And a time came when—well, when almost I did believe that.

Later on, when Mr. Barrett stood second only to Mr. Booth in his profession, well established, well off, well dressed, polished and refined of manner, aye, and genial, too, to those he liked, I came by accident upon a most gracious act of his and, following it up, found him deep in a conspiracy to deceive a stricken woman into receiving the aid her piteous determination to stand alone made impossible to offer openly. I looked at the generous, prosperous, intellectual, intensely active gentleman, surrounded by clever wife and the pretty, thoroughly educated daughters, who were chaperoned in all their walks to and from park or music-lesson or shopping-trip, and I wondered at the distance little "Larry," with the heavy head and frail body, had traveled, and bowed respectfully to such magnificent energy.

Even then there arose a cry from the profession that Mr. Barrett was dictatorial, that he assumed airs of superiority. Mr. Barrett was wrapped up, soul and body, in the proper production of the play in hand. He was keenly observant and he was sensitive. When an actor had his mind fixed upon a smoke or a glass of beer, and cared not one continental dollar whether the play failed or succeeded, so long as he got his "twenty dollars per—," Mr. Barrett knew it, and became "dictatorial" in his effort to force the man into doing his work properly. I worked with him, both as a nobody and as somebody, and I know that an honest effort to comprehend and carry out his wishes was recognized and appreciated.

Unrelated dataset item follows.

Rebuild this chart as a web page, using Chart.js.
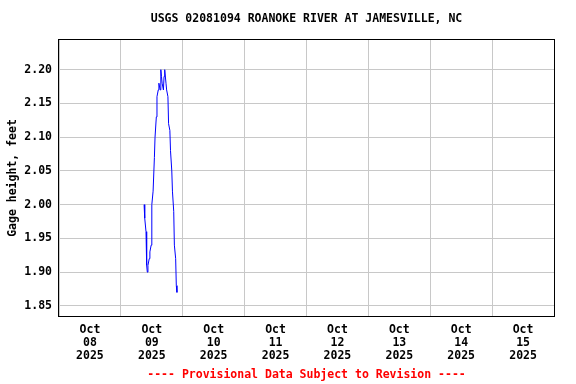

As for his airs of superiority—well, the fact is he was superior to many. He was intellectual and he was a student to the day of his death. When work at the theatre was over he turned to study. He never was well acquainted with Tom and Dick, nor yet with Harry. His back fitted a lamp-post badly. He would not have known how "to jolly the crowd." He was not a full, voluminous, and ready story-teller for the boys, who called him cold and hard. God knows he had needed the coldness and the so-called hardness, or how could he have endured the privations of the long journey from his weary mother's side to this position of honor.

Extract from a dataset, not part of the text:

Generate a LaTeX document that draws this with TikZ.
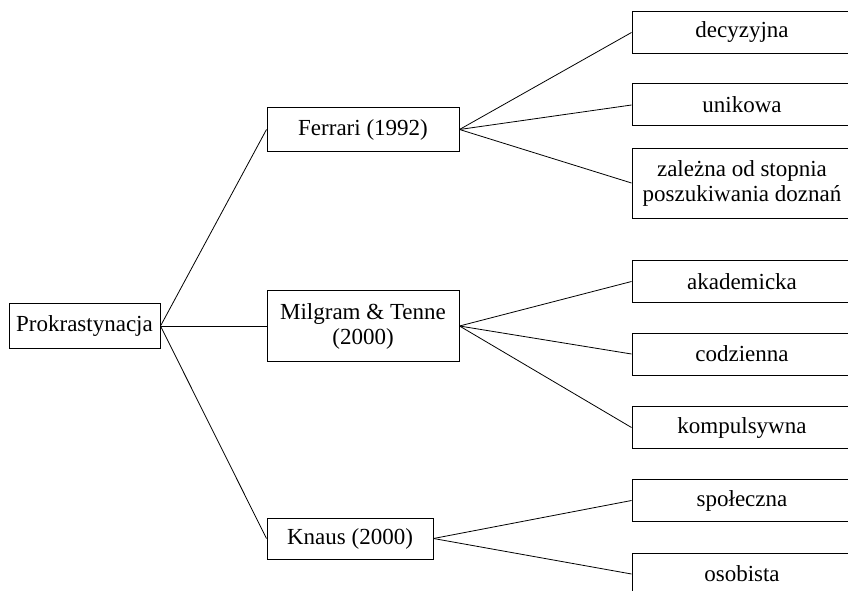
\documentclass[tikz,border=0pt]{standalone}
\usepackage{fontspec}
\setmainfont{Liberation Serif}

\begin{document}
\begin{tikzpicture}[x=1pt,y=-1pt,line width=0.8pt,
    box/.style={draw,line width=1pt,align=center,inner sep=0pt,
      font=\fontsize{23}{25}\selectfont},
    mid/.style={box,minimum width=192pt,minimum height=43pt},
    leaf/.style={box,minimum width=220pt,minimum height=42pt}]
        \useasboundingbox (0,0) rectangle (848,591);
        \clip (0,0) rectangle (848,591);

        % Nodes
        \node[box,minimum width=151pt,minimum height=45pt] (root) at (84.5,326) {Prokrastynacja};
        \node[mid] (ferrari) at (363,129.5) {Ferrari (1992)};
        \node[mid,minimum height=71pt] (milgram) at (363,326) {Milgram \& Tenne\\(2000)};
        \node[mid,minimum width=166pt,minimum height=41pt] (knaus) at (350,538.5) {Knaus (2000)};

        \node[leaf] (decyz) at (742,32.5) {decyzyjna};
        \node[leaf] (unik) at (742,105) {unikowa};
        \node[leaf,minimum height=70pt] (zalez) at (742,183) {zależna od stopnia\\poszukiwania doznań};
        \node[leaf] (akadem) at (742,281.5) {akademicka};
        \node[leaf] (codz) at (742,354) {codzienna};
        \node[leaf] (kompul) at (742,427.5) {kompulsywna};
        \node[leaf] (spol) at (742,500.5) {społeczna};
        \node[leaf] (osob) at (742,574) {osobista};

        % Connections
        \draw (root.east) -- (ferrari.west);
        \draw (root.east) -- (milgram.west);
        \draw (root.east) -- (knaus.west);
        \draw (ferrari.east) -- (decyz.west);
        \draw (ferrari.east) -- (unik.west);
        \draw (ferrari.east) -- (zalez.west);
        \draw (milgram.east) -- (akadem.west);
        \draw (milgram.east) -- (codz.west);
        \draw (milgram.east) -- (kompul.west);
        \draw (knaus.east) -- (spol.west);
        \draw (knaus.east) -- (osob.west);
    \end{tikzpicture}
\end{document}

Cold, hard, dictatorial, superior? Well, there is a weak lean-on-somebody sort of woman, who will love any man who will feed and shelter her—she doesn't count. But when a clear-minded, business-like, clever woman, a wife for many years, loves her husband with the tenderest sentiment and devotion, I'm ready to wager something that it was tenderness and devotion in the husband that first aroused like sentiments in the wife.

Mrs. Barrett was shrewd, far-seeing, business-like—a devoted and watchful mother, but her love for her husband had still the freshness, the delicate sentiment of young wifehood. When she thought fit, she bullied him shamefully; when she thought fitter, she "guyed" him unmercifully. Think of that! And it was delightful to see the great, solemn-eyed personification of dignity smilingly accepting her buffets.

But, oh, to hear that wife tell of the sorrows and trials they had faced together, of their absurd makeshifts, of their small triumphs over poverty, of Lawrence's steady advance in his profession, of that beautiful day when they moved into a little house all by themselves, when he became, as he laughingly boasted, "a householder, not a forlorn, down-trodden boarder!"

Their family, besides themselves, then consisted of one little girl and Lawrence's beloved old mother, and he had a room to study in in peace, and the two women talked and planned endlessly about curtains and furniture, and—oh, well, about some more very small garments that would, God willing, be needed before a very great while. And one day Lawrence looked about his little table, and said: "It's too good, it can't last, it can't!" and the women kissed him and laughed at him; yet all the time he was right, it did not last. An awful bolt seemed to fall from the blue sky. It was one of those pitiful disasters that sometimes come upon the very old—particularly to those who have endured much, suffered much, as had the elder Mrs. Barrett in the past.

I wept as I heard the story of the devoted son's dry-eyed agony, of the awful fears his condition aroused in the minds of those close to him, and then suddenly she, the wife, had been stricken down, and her danger and that of the tiny babe had brought him to his old self again.

He worked on then for some months, grateful for the sparing of his dear ones, when quite suddenly and painlessly the stricken old mother passed from sleep to life everlasting. Then when Joseph was to be summoned—Joe who worshipped the mother's footprint in the dust—he was not to be found. He had fallen again into disgrace, had been discharged, had disappeared, no one knew whither.